How to bake cakes

Sticky toffee cake

How to bake cakes

19 May 2015

How to bake cakes

Cake encompasses a wide range of sins. . .or delights. There are the cakes which accommodate more and more candles for each year that passes. There are the elaborate little cakes which gaze back at you from a patisserie window or the proud Victoria sponges which follow cucumber sandwiches. There are the fruit muffins for breakfast, stout Eccles cakes at tea time or the decadent gateaux which announces the end to a celebratory meal. Christening cakes, wedding cakes, Christmas cakes and Easter Simnel cakes. They come in all shapes and sizes – but the one thing which cakes have in common is marking an occasion. A cake is rarely something whisked up last-minute. It's something pre-planned, made with care and decorated with love which is why some kind of cake holds a special place in almost everybody's heart.

There are a few basics to master: creaming, lining tins, checking how to tell if a cake is cooked and basic icing. Having these strong skills in your baking repertoire will take you a long way.

Beyond that, there's the option to dip a toe, or fully immerse yourself into the world of baking – from steaming sponges to royal icing there are a countless number of variations and different techniques to explore.

Types of cakes

The Oxford English Dictionary definition of a cake is ‘an item of soft, sweet food made from a mixture of flour, fat, eggs, sugar and other ingredients, baked and sometimes iced or decorated.’

Bearing this in mind, a purist may demand that a cake is a sponge-based bake. Most countries' cuisine has evolved to have a national sponge cake, which might be proudly displayed in bakery windows or grace the table on national holidays. There is Germany's black forest gateau, French roulade and American red velvet cake, for example. In Britain, regions can even be mapped by their own specific teatime treats: Yorkshire parkin, Mancunian Eccles cakes and Welsh cakes, just to name a few.
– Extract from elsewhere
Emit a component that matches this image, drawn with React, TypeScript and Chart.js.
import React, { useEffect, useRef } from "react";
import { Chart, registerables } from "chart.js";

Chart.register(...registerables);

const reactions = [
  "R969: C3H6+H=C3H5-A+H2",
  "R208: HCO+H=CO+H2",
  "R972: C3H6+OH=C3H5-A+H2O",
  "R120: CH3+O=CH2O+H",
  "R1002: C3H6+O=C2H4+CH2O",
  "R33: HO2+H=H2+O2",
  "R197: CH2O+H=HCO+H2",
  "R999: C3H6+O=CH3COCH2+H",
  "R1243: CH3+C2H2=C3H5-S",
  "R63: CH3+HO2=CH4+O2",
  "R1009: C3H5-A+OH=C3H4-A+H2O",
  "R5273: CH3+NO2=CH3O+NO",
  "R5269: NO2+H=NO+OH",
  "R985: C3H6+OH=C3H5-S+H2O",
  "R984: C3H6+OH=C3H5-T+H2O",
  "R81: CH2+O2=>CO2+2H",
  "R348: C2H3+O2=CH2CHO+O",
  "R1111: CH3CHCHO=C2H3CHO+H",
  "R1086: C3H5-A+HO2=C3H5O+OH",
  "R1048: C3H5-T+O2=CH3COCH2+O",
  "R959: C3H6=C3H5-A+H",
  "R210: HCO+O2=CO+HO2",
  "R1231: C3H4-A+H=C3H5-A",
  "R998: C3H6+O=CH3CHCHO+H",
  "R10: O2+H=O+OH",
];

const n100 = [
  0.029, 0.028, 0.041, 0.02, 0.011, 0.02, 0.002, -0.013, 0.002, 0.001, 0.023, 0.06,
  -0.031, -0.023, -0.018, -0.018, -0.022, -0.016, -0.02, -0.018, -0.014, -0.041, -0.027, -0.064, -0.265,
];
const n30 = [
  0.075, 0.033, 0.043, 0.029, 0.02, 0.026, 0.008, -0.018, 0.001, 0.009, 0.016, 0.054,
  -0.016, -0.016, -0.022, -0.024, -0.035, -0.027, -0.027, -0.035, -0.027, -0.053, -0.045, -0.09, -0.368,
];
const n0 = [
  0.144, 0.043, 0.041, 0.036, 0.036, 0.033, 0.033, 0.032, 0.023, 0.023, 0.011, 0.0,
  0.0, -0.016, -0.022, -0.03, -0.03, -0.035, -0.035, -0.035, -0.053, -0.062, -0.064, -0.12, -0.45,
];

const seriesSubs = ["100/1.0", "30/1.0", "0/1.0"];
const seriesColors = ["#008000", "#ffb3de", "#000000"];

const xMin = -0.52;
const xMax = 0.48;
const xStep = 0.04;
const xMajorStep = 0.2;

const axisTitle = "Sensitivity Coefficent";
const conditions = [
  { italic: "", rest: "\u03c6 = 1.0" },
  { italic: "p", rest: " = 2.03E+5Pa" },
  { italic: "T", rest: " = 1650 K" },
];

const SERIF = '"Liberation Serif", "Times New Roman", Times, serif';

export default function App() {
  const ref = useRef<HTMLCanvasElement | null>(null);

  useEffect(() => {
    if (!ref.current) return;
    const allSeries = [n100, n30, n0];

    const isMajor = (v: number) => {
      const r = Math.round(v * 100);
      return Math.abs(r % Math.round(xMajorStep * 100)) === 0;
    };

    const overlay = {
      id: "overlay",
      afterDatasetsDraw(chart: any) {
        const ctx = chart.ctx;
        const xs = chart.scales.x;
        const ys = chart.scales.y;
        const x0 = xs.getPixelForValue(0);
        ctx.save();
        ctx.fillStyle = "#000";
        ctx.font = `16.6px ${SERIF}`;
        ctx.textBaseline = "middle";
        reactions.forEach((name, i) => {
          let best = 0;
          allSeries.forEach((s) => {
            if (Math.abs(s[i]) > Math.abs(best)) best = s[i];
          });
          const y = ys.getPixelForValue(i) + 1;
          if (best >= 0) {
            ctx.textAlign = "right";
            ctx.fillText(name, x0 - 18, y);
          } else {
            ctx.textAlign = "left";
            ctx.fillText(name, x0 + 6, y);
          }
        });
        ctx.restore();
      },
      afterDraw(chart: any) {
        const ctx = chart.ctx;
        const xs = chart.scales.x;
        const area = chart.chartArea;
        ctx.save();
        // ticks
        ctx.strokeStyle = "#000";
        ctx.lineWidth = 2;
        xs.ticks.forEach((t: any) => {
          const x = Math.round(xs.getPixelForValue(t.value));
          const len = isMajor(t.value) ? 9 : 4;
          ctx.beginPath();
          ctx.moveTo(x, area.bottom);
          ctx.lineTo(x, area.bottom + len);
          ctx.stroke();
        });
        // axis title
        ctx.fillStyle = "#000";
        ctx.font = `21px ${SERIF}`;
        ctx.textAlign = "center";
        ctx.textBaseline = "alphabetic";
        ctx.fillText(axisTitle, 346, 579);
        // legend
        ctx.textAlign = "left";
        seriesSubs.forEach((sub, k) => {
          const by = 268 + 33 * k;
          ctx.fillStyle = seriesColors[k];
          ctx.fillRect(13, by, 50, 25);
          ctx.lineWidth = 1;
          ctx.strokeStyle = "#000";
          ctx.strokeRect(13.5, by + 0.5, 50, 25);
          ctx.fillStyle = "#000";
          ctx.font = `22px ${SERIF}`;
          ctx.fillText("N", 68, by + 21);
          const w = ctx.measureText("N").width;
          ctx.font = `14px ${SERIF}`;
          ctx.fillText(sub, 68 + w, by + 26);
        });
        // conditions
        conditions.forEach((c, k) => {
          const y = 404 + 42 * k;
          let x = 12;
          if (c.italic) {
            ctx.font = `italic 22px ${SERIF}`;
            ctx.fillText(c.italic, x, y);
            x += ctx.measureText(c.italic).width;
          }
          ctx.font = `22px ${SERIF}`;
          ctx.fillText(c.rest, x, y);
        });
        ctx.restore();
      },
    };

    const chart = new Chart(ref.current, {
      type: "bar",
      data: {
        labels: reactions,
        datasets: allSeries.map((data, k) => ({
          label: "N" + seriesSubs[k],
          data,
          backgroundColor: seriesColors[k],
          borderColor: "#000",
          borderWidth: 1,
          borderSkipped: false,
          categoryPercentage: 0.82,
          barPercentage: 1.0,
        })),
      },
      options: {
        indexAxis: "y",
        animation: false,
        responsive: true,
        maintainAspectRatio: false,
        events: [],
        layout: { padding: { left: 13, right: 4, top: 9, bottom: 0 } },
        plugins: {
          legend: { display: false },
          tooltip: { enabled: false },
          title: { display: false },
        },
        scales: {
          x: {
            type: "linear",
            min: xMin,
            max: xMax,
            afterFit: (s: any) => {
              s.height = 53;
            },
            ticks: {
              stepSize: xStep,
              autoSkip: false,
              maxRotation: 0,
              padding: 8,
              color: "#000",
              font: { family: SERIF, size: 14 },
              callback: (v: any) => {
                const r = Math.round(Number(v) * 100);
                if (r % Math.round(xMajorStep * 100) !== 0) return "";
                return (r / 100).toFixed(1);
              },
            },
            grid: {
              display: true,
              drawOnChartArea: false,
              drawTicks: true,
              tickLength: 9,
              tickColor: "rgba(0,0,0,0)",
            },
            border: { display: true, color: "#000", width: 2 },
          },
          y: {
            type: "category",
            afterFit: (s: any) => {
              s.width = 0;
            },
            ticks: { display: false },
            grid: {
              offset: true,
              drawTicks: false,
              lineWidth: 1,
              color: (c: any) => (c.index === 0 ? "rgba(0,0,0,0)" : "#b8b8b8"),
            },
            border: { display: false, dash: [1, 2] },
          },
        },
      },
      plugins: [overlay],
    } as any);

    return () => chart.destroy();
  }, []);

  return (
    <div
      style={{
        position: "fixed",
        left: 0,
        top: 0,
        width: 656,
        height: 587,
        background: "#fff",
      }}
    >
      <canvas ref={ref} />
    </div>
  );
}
Over the years, the definition of cake has blurred to embrace a whole host of other treats though: muffins, brownies, patisserie, tortes. A recent trend is also the explosion of gluten-free cakes which veer away from traditional wheat flours and look to alternatives like rice flour, coconut flour or polenta instead.

Variations

Chocolate and cake are such famous friends, there is an entire collection dedicated to Chocolate Cakes on the Great British Chef's website. Aside from cocoa, the other most popular sponge flavouring is vanilla. Don't be restrained by convention though. Lots of dry flavourings can be stirred into a plain sponge mixture - see Marcello Tully's pepper sponge for inspiration, or even look to saffron and matcha tea sponges as a way to introduce both colour and flavour.

Another popular addition to a plain sponge cake is fruit. This can be baked into a cake, or served with it as a filling – either as fresh fruit or jam, or even dolloped on top, as with this flourless lemon cake with rhubarb compote.

Perhaps the most common way of introducing new flavours is through decorative techniques. This might range from flavoured or plain glace icing seen atop of the British fairy cake, to the dramatic mascarpone, cream cheese or butter cream frosting used on American cupcakes – then studded with sweets, fruit or chocolate. Other cakes might use flavoured ganache, fondant icing or even more elaborate touches like sugar flowers or crystallised petals.